Take a look at these real-world openers:
“John didn’t know he was going to die that night.”
“When I was 15, five men stole my freedom.”
“She had no idea that saying yes to coffee would cost her everything.”
What do they have in common?
They create instant tension.
They open a loop.
They raise a question the reader has to answer.
This is how elite marketers keep people reading. They turn the first sentence into a cliffhanger.
They spend 80% of their time writing and refining it.
Why?
Because they know everything hinges on that opening moment.
If the first sentence pulls the reader in, the rest of the email becomes exponentially more effective.
It’s a small line, but it carries massive weight.
And top performers treat it with the respect it deserves.
A Simple Formula That Works
Not sure how to write a first line that hits?
Start with this fill-in-the-blank formula:
“When I was [age], [unexpected or emotional moment] happened.”
Examples:
“When I was 11, I got kicked out of school for selling candy.”
“When I turned 40, I realized I hated everything I’d built.”
It’s specific. It’s human. It sparks curiosity.
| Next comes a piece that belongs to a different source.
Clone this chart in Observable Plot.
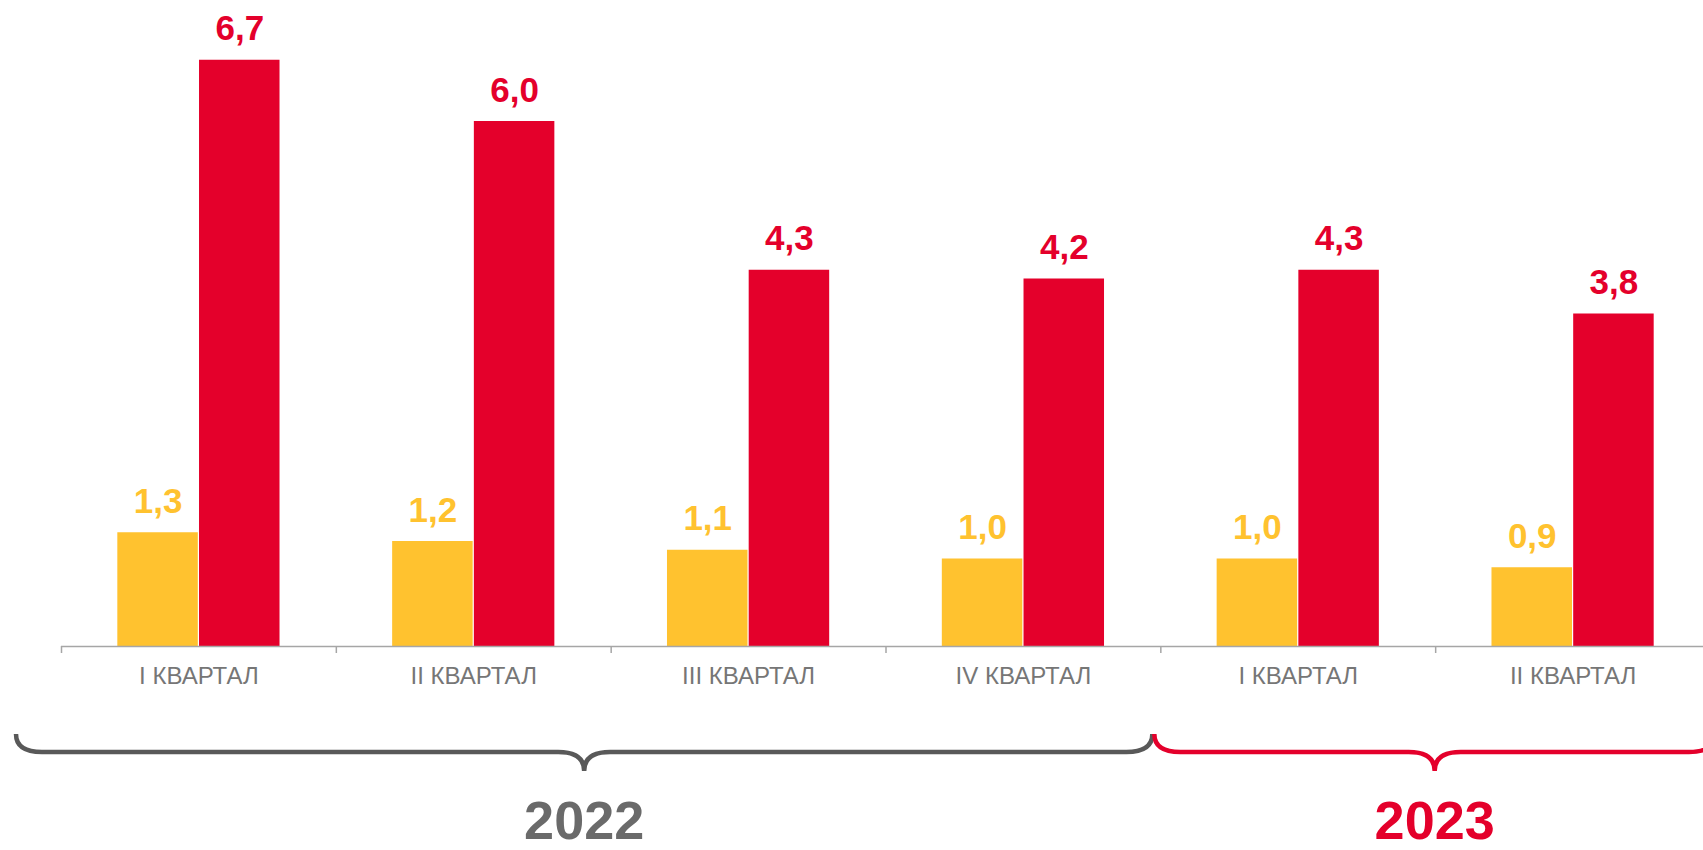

Other ideas to open your email with:
A bold confession: “I was terrified to send this email.”
A moment of conflict: “He looked me in the eye and said, ‘You’ll regret this.’”
A surprising fact: “I made $24,000 in 3 hours—and didn’t feel a thing.”
Don’t explain everything. Just give them a reason to lean in.
Stop Burying the Good Stuff
Another common mistake?
Hiding the most interesting part of your email three paragraphs down.
That great story you wrote…
That shocking result you shared…
That bold point of view you dropped…
It shouldn’t be buried.
Bring the strongest part of your message to the top—and often, that means folding it right into the first sentence.
If your reader isn’t hooked immediately, they won’t stick around to get to the value later.
First Sentence Checklist
Before you hit send, ask yourself:
Does this sentence open a curiosity loop?
Is it personal, bold, or emotional?
Does it feel like a story, not an intro?
Would I be intrigued enough to keep reading?
If you answer “no” to any of these, revise it.
Tighten it. Raise the stakes. Make it impossible to ignore.